◆ EXERCISE GOAL: Give back only the lines from the one that contains "Reproduce this chart with Altair." through the one that contains "import pandas as pd", word for word and without images.

◆ RECORDED DATA:
──────────────────────────────

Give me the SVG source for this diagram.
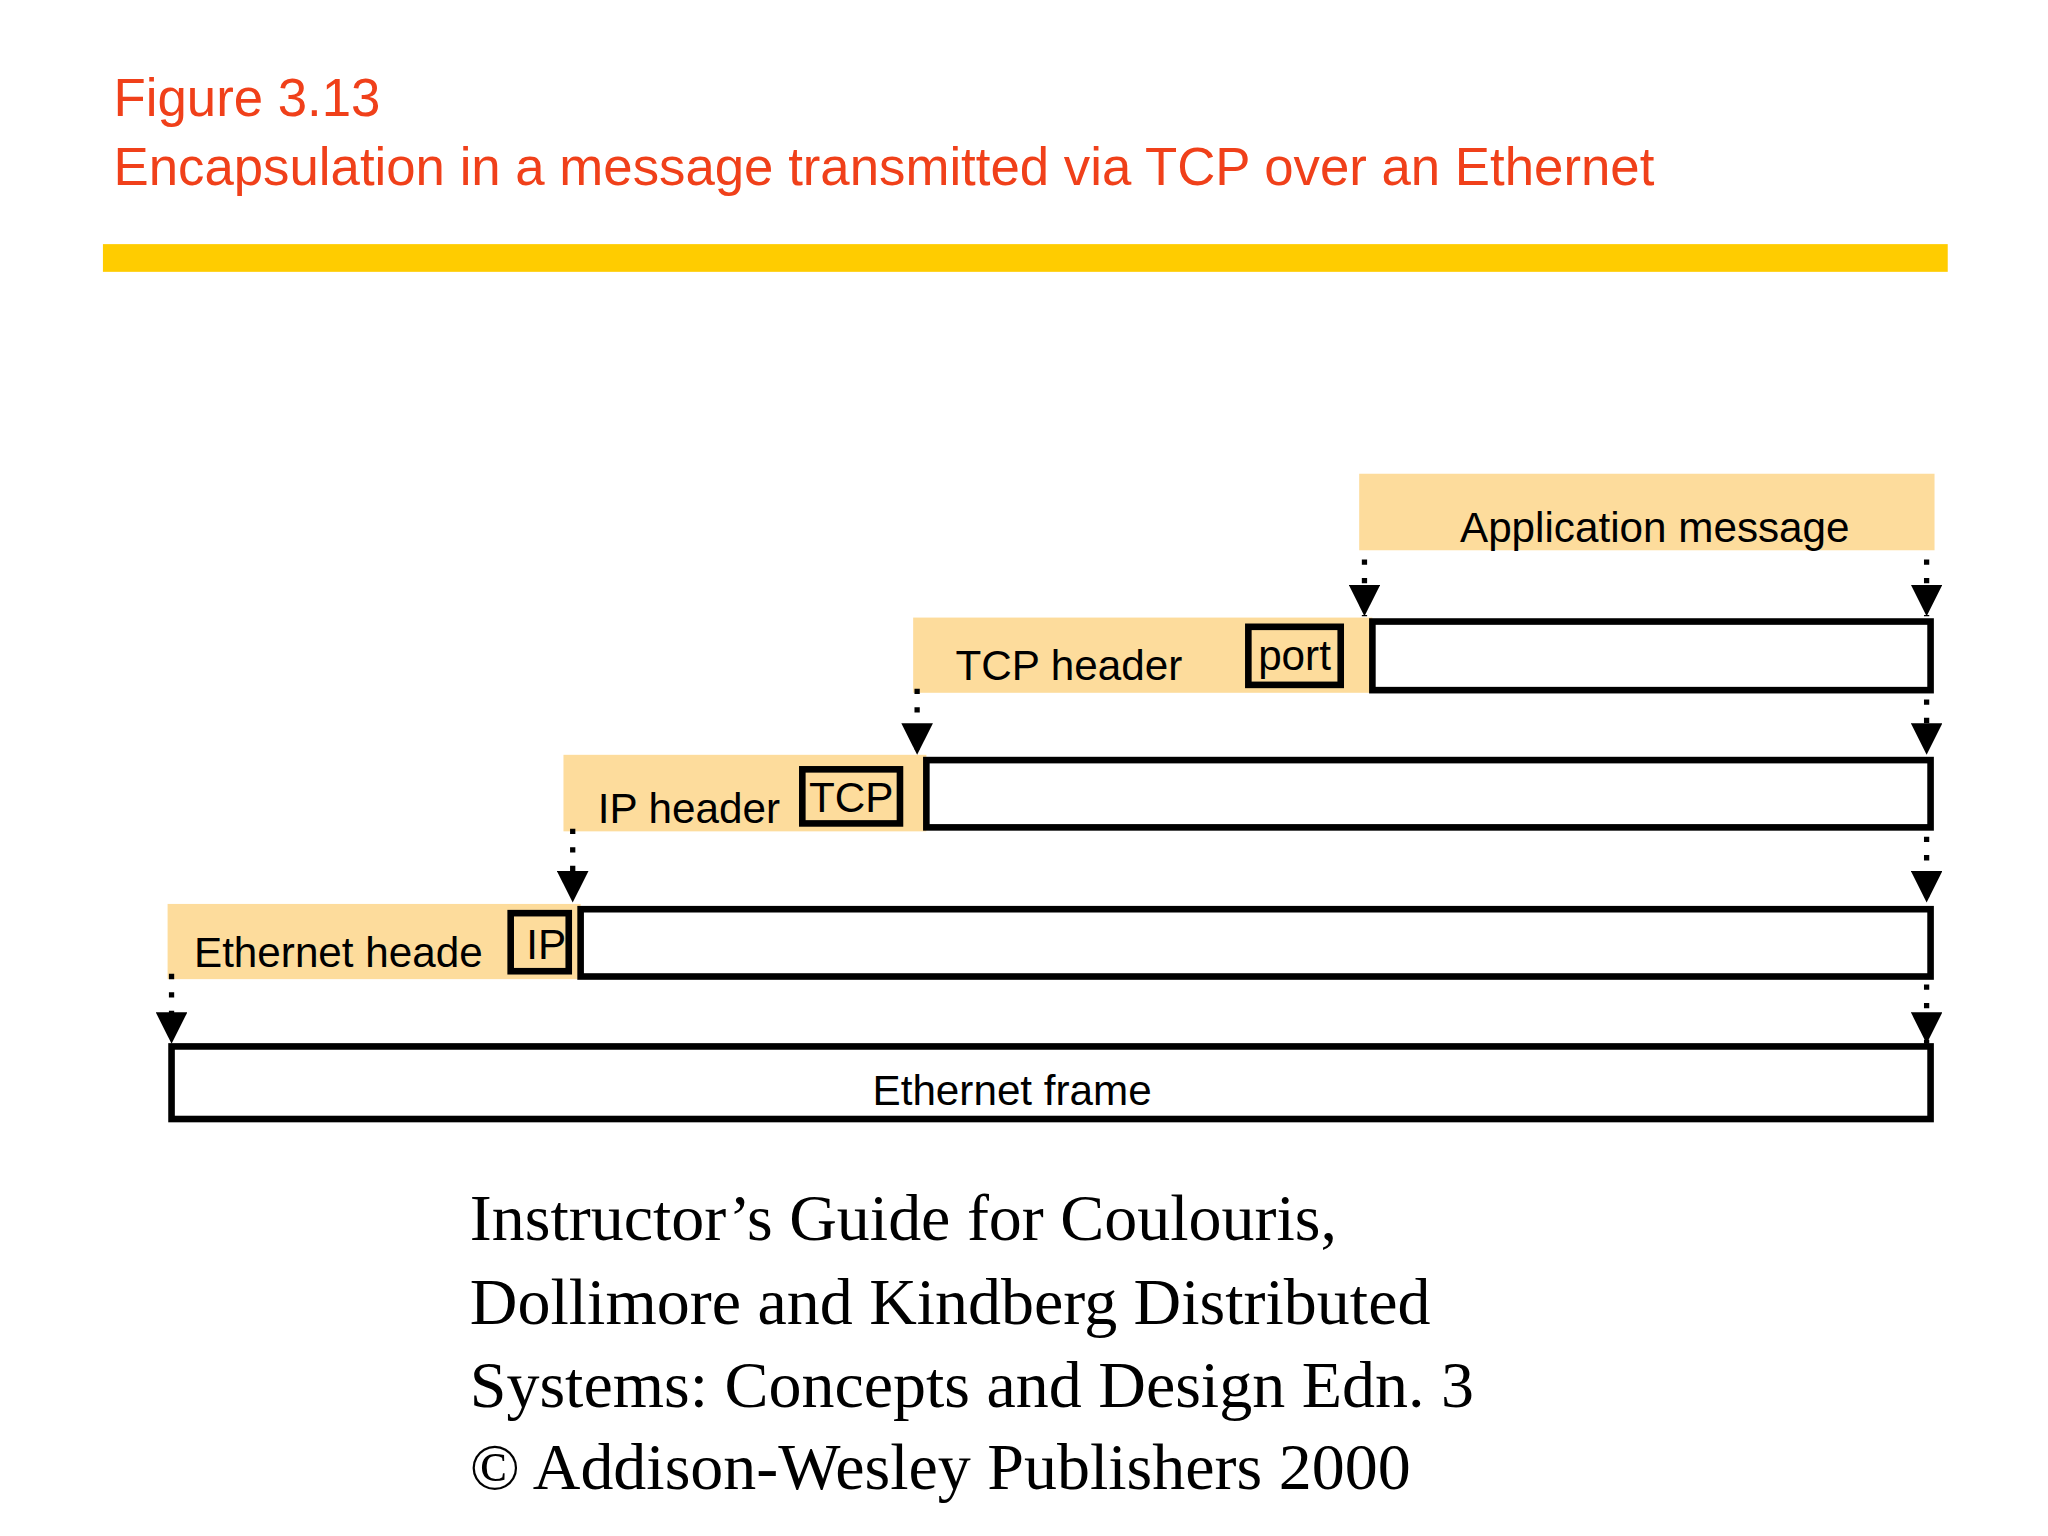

──────────────────────────────

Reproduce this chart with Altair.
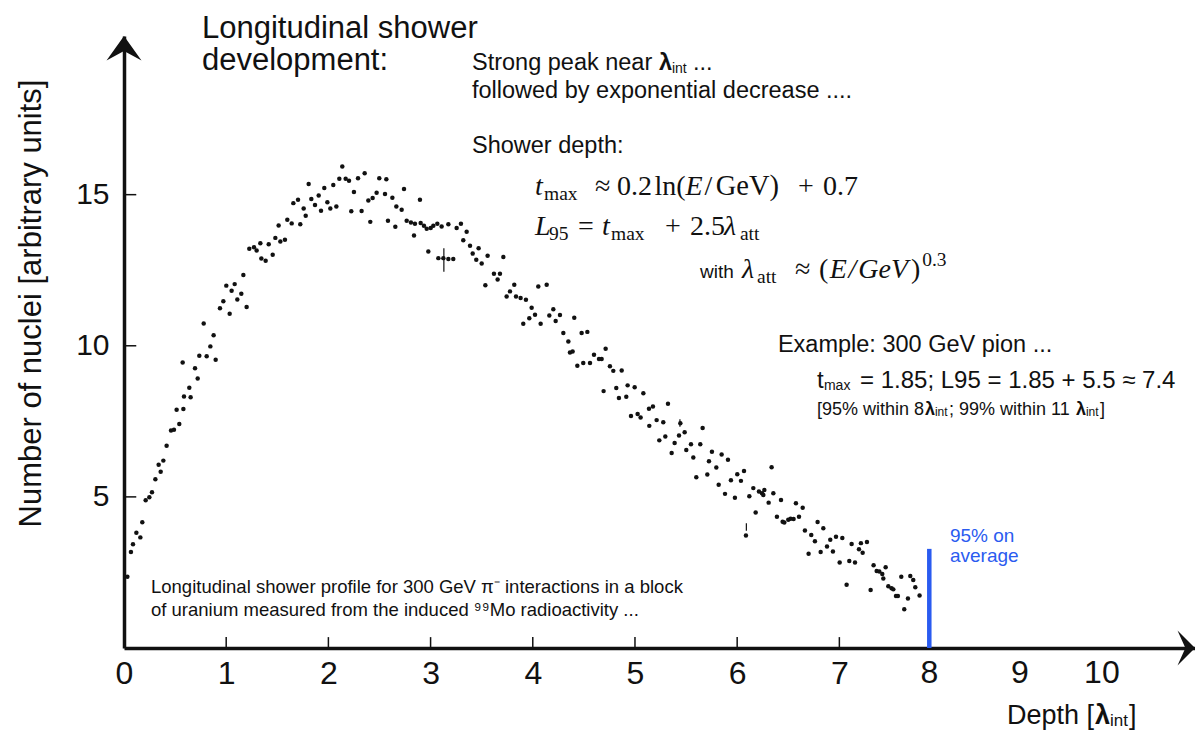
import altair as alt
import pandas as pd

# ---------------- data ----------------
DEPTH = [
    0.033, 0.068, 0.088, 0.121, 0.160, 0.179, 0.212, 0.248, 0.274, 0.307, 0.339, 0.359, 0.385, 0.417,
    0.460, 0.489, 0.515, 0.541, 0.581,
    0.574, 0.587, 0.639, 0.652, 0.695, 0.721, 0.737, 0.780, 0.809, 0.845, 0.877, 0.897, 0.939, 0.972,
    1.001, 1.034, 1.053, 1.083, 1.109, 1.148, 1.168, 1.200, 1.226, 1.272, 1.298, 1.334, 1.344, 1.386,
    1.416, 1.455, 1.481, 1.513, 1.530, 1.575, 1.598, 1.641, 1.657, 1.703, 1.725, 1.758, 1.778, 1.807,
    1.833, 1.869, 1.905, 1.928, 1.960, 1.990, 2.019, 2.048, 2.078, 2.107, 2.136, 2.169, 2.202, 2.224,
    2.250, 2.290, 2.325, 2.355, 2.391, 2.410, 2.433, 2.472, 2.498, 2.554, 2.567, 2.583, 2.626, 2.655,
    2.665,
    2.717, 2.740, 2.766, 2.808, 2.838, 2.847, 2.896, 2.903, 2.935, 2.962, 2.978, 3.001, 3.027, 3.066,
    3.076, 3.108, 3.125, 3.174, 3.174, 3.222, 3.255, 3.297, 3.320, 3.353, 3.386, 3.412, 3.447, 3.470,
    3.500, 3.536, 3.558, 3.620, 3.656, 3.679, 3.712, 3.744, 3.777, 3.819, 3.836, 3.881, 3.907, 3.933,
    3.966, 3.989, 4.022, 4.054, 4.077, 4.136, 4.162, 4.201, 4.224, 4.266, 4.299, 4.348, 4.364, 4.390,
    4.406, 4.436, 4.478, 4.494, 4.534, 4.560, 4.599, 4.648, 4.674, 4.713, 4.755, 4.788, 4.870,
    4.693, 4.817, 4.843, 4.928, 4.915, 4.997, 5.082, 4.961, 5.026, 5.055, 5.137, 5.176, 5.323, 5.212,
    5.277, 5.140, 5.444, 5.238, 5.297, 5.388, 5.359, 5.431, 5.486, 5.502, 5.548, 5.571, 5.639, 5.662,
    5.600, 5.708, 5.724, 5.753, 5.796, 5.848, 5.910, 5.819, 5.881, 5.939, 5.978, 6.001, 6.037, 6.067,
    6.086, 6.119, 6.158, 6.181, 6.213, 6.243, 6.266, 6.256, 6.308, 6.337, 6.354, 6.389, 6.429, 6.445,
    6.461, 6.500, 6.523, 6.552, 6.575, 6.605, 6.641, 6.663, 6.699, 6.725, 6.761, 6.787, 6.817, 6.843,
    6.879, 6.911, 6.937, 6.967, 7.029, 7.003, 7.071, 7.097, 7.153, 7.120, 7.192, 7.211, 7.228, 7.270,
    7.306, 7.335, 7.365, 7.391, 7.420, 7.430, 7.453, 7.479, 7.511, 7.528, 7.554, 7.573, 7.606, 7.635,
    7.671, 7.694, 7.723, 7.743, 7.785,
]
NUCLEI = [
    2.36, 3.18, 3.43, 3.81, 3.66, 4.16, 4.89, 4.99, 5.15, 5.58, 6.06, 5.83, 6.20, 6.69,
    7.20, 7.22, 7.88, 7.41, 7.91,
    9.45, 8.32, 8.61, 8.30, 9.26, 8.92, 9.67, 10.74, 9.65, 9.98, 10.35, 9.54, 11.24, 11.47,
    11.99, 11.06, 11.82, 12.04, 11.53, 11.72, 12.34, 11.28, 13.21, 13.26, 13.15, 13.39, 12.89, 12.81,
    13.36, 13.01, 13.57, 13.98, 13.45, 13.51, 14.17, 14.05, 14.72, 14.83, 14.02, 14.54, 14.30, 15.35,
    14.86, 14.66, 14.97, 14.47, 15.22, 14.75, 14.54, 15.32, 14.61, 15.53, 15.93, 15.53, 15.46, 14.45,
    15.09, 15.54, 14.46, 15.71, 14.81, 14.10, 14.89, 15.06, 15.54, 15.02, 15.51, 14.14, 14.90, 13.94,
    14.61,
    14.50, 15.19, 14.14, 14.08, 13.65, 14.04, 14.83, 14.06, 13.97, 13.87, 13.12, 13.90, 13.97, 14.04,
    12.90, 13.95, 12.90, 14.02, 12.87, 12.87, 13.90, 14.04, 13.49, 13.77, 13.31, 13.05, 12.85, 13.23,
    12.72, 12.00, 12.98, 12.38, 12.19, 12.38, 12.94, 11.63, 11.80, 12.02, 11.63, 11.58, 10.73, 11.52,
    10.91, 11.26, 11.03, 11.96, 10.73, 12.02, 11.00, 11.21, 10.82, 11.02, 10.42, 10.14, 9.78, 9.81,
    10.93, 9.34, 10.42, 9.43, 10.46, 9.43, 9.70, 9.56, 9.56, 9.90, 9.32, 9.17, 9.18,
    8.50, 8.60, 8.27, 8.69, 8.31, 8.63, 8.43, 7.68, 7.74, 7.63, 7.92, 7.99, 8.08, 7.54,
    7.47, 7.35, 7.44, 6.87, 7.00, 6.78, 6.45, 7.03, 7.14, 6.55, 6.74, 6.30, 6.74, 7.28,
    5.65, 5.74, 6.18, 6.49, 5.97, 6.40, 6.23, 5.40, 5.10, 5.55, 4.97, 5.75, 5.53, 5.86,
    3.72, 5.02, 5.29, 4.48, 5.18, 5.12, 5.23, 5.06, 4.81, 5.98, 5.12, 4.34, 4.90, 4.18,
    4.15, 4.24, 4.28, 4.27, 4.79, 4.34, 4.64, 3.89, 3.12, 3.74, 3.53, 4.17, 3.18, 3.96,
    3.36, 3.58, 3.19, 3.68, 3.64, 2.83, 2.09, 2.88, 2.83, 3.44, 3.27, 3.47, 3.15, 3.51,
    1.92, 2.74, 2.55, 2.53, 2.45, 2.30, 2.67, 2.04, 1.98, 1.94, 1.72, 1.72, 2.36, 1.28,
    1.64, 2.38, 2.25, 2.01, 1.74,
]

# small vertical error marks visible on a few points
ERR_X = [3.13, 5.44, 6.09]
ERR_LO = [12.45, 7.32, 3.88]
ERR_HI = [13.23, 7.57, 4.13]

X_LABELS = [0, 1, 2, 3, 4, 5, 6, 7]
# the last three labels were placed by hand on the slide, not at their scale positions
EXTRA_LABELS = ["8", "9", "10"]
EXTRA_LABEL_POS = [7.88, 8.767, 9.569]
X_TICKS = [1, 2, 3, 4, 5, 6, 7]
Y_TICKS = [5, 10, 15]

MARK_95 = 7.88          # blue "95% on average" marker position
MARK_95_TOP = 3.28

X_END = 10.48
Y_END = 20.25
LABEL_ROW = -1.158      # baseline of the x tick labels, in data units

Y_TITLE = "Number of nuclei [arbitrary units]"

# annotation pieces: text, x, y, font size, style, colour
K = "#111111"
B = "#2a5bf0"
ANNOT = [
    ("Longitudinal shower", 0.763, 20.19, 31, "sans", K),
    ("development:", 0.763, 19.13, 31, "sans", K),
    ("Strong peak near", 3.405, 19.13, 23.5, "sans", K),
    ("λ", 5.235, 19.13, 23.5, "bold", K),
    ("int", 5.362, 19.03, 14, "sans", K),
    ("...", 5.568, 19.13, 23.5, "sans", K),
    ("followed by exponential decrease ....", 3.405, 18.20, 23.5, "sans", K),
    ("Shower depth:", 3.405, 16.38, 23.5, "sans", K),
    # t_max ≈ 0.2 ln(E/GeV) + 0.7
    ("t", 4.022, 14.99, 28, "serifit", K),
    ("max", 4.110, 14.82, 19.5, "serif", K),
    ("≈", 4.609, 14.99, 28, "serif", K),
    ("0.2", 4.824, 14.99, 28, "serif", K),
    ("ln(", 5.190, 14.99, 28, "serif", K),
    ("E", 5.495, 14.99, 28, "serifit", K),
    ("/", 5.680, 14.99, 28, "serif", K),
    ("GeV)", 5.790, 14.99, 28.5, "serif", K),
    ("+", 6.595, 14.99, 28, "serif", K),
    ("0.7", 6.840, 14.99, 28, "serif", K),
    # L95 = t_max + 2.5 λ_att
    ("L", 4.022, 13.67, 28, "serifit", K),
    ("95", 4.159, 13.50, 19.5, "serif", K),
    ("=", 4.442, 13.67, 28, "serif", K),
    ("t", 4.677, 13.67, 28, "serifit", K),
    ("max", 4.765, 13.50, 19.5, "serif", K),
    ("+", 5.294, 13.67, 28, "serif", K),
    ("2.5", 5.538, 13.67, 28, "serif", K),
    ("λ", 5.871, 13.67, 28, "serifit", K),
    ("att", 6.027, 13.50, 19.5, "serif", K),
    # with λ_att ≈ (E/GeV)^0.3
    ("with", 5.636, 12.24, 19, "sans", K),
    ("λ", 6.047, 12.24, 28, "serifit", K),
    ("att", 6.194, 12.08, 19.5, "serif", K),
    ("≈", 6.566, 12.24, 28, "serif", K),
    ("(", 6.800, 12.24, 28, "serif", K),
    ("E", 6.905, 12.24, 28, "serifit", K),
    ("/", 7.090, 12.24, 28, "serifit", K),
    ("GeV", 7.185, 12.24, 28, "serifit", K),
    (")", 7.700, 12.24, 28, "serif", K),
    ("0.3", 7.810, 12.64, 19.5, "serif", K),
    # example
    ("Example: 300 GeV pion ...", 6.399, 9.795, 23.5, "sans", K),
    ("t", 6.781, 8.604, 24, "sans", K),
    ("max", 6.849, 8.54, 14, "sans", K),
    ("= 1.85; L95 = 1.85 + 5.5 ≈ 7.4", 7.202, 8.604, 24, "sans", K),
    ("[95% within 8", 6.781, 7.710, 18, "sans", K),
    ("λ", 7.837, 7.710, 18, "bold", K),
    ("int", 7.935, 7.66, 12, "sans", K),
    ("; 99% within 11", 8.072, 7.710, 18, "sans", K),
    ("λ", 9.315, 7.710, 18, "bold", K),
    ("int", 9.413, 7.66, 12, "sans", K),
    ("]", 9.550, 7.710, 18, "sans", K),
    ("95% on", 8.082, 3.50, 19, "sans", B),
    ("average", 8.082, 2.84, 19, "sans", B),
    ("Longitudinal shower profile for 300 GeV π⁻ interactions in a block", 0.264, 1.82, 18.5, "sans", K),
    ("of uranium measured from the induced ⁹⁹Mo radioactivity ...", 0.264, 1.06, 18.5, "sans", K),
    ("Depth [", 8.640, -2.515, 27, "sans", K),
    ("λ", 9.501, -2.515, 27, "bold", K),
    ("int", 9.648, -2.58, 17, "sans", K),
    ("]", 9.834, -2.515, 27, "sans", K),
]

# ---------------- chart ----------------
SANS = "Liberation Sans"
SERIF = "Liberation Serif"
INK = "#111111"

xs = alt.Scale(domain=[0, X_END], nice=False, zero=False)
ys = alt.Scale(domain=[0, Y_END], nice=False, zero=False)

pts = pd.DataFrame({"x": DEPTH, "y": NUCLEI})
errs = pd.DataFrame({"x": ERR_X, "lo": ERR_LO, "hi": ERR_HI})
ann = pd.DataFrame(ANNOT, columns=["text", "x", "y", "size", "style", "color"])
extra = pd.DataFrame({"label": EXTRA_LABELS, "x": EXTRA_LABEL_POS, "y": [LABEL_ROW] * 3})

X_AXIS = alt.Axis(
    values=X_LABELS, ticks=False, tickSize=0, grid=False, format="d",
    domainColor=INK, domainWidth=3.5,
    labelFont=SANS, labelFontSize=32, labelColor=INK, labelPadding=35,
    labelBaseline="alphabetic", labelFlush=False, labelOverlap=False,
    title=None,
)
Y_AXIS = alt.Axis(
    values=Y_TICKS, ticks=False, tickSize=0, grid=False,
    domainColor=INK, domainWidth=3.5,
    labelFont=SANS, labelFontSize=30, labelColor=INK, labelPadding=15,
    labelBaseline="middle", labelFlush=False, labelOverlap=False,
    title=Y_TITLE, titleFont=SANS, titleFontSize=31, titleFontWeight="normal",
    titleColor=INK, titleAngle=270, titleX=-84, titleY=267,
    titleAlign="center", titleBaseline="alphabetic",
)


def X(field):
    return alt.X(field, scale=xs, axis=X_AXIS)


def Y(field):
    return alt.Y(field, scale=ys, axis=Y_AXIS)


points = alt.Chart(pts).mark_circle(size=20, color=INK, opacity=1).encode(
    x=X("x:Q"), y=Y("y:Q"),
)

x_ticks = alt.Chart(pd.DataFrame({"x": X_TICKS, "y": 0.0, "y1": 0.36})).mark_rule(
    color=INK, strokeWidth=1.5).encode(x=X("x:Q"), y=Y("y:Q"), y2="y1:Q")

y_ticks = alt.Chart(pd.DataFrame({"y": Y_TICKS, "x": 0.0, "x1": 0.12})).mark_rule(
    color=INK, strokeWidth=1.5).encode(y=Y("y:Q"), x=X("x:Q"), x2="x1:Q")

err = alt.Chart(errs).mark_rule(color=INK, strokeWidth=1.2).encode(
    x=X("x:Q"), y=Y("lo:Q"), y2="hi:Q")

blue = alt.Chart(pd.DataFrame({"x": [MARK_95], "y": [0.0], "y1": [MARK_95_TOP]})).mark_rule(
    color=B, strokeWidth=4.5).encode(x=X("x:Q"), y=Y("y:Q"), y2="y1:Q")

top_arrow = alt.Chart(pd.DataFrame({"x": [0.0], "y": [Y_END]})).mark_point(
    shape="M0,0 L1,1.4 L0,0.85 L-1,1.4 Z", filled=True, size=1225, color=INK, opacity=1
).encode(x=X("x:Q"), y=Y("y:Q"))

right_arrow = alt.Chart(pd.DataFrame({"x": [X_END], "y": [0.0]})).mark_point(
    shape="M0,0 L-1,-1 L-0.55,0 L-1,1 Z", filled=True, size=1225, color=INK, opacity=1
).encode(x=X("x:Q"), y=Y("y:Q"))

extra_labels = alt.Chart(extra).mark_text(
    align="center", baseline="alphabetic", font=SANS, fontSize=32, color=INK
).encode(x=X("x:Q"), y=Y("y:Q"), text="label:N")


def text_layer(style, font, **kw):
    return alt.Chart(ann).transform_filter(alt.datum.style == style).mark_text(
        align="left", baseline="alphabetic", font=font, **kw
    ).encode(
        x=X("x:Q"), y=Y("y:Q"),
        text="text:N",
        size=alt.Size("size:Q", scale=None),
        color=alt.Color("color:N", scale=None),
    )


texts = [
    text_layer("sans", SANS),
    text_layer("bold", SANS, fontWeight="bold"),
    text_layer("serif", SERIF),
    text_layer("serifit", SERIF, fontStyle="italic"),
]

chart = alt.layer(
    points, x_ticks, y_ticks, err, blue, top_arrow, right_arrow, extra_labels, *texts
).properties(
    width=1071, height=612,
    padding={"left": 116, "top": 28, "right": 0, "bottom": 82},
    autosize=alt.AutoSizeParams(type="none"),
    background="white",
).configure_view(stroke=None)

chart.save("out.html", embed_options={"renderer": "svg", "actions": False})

──────────────────────────────

◆ EXPECTED ANSWER:
Reproduce this chart with Altair.
import altair as alt
import pandas as pd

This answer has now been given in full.